→ **TASK DESCRIPTION**: Could the lines from the start of the data through the line with "plt.rcParams['axes.unicode_minus'] = False" be set down exactly, with no pictures among them?

→ **DATA SHOWN**:
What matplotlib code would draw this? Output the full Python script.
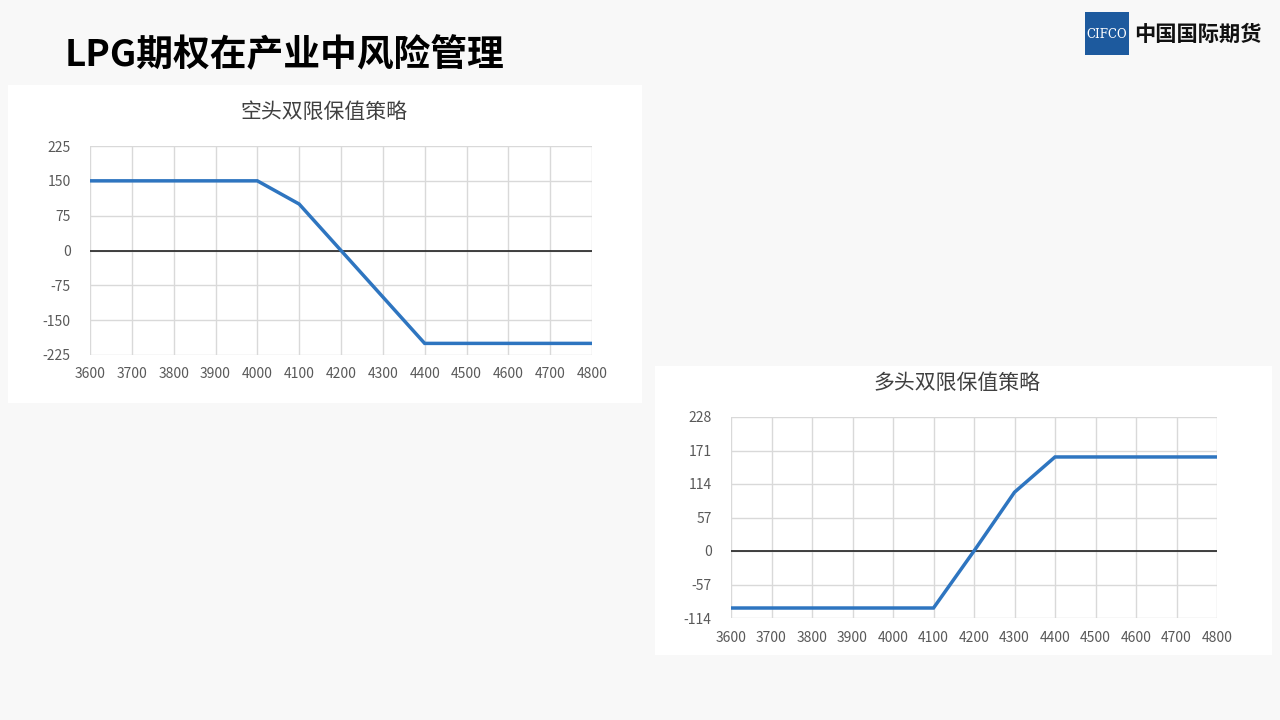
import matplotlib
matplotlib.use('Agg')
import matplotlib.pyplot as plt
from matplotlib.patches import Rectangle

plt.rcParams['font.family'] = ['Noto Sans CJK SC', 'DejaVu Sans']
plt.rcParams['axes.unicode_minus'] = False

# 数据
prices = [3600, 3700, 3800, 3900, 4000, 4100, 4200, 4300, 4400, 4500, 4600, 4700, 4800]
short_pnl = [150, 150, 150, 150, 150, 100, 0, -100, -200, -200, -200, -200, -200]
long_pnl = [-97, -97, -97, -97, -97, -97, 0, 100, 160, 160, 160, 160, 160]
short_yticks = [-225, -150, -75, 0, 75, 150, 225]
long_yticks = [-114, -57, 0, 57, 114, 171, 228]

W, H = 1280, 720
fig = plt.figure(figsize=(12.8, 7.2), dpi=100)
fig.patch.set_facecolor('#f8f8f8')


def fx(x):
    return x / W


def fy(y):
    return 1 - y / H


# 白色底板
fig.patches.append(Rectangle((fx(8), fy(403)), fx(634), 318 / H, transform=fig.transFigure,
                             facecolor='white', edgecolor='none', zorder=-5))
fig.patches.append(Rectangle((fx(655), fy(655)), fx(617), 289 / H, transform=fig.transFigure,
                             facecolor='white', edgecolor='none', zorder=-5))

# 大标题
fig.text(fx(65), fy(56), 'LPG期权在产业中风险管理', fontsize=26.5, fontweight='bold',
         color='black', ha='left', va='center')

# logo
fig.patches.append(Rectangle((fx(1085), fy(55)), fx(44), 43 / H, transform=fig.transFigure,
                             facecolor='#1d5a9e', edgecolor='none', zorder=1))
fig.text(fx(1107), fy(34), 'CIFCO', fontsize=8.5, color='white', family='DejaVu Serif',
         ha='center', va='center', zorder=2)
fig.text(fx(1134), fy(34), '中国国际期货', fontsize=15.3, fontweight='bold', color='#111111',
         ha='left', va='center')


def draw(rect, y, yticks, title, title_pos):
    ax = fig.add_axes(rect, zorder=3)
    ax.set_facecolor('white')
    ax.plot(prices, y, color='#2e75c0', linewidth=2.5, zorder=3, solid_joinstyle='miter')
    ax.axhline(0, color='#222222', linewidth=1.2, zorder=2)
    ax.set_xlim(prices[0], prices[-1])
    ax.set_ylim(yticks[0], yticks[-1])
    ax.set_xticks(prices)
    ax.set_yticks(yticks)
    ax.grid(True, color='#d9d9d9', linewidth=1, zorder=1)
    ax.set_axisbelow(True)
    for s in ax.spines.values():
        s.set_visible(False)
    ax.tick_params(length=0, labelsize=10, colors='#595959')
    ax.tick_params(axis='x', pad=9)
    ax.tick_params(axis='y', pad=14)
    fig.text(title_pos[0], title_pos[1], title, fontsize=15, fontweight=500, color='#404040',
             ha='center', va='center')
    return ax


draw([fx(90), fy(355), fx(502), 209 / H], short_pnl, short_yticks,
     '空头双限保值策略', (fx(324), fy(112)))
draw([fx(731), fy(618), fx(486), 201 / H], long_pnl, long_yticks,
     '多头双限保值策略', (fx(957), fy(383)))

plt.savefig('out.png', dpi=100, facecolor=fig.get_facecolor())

→ **ANSWER FOR THIS EXERCISE**:
What matplotlib code would draw this? Output the full Python script.
import matplotlib
matplotlib.use('Agg')
import matplotlib.pyplot as plt
from matplotlib.patches import Rectangle

plt.rcParams['font.family'] = ['Noto Sans CJK SC', 'DejaVu Sans']
plt.rcParams['axes.unicode_minus'] = False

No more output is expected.